Time: Wednesday, May 9, 2007 (2:15-3:00pm)
Speaker: Rakesh Agrawal (Microsoft Research)
Title: Humane Data Mining
Data Mining has made tremendous strides in the last decade. It is time to take data mining to the next level of contributions, while continuing to innovate for the current mainstream market. We postulate that a fruitful future direction could be humane data mining: applications to benefit individuals. The potential applications include personal data mining (e.g. personal health), enable people to get a grip on their world (e.g. dealing with the long tail of search, enable people to become creative (e.g. inventions arising from linking non-interacting scientific literature), enable people to make contributions to society (e.g. education collaboration networks), data-driven science (e.g. study ecological disasters, brain disorders). Rooting our future work in these (and similar) applications, will lead to new data mining abstractions, algorithms, and systems.

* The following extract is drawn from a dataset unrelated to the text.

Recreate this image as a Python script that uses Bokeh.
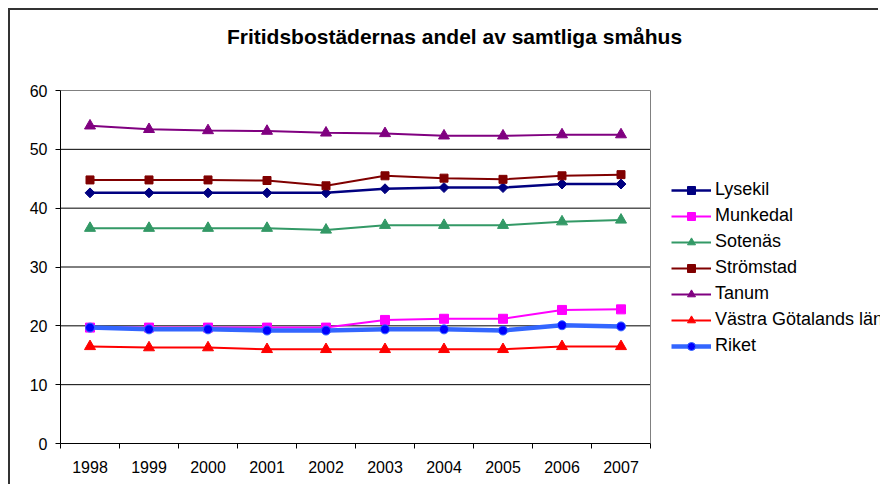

Rakesh Agrawal is a Microsoft Technical Fellow at the newly founded Search Labs. He is the recipient of the ACM-SIGKDD First Innovation Award, ACM-SIGMOD Edgar F. Codd Innovations Award, ACM-SIGMOD Test of Time Award, VLDB 10-Yr Most Influential Paper Award, and the Computerworld First Horizon Award. He is a Member of the National Academy of Engineering, a Fellow of ACM, and a Fellow of IEEE. Scientific American named him to the list of 50 top scientists and technologists in 2003.
Prior to joining Microsoft in March 2006, Agrawal was an IBM Fellow and led the Quest group at the IBM Almaden Research Center. Earlier, he was with the Bell Laboratories, Murray Hill from 1983 to 1989. He also worked for 3 years at India's premier company, the Bharat Heavy Electricals Ltd. He received the M.S. and Ph.D. degrees in Computer Science from the University of Wisconsin-Madison in 1983. He also holds a B.E. degree in Electronics and Communication Engineering from IIT-Roorkee, and a two-year Post Graduate Diploma in Industrial Engineering from the National Institute of Industrial Engineering (NITIE), Bombay.
Agrawal is well-known for developing fundamental data mining concepts and technologies and pioneering key concepts in data privacy, including Hippocratic Database, Sovereign Information Sharing, and Privacy-Preserving Data Mining. IBM's commercial data mining product, Intelligent Miner, grew out of his work. His research has been incorporated into other IBM products, including DB2 Mining Extender, DB2 OLAP Server and WebSphere Commerce Server, and has influenced several other commercial and academic products, prototypes and applications. His other technical contributions include Polyglot object-oriented type system, Alert active database system, Ode (Object database and environment), Alpha (extension of relational databases with generalized transitive closure), Nest distributed system, transaction management, and database machines.
Agrawal has been granted more than 55 patents. He has published more than 150 research papers, many of them considered seminal. He has written the 1st as well as 2nd highest cited of all papers in the fields of databases and data mining (14th and 16th most cited across all computer science as of August 2005 in CiteSeer). Wikipedia lists one of his papers as one of the three most influential database papers. His papers have been cited more than 6000 times, with more than 15 of them receiving more than 100 citations each. He is the most cited author in the field of database systems. His work has been featured in New York Times Year in Review, New York Times Science section, and several other publications.
Agrawal's new quest is to use Internet to bring the benefits of computing to the underserved.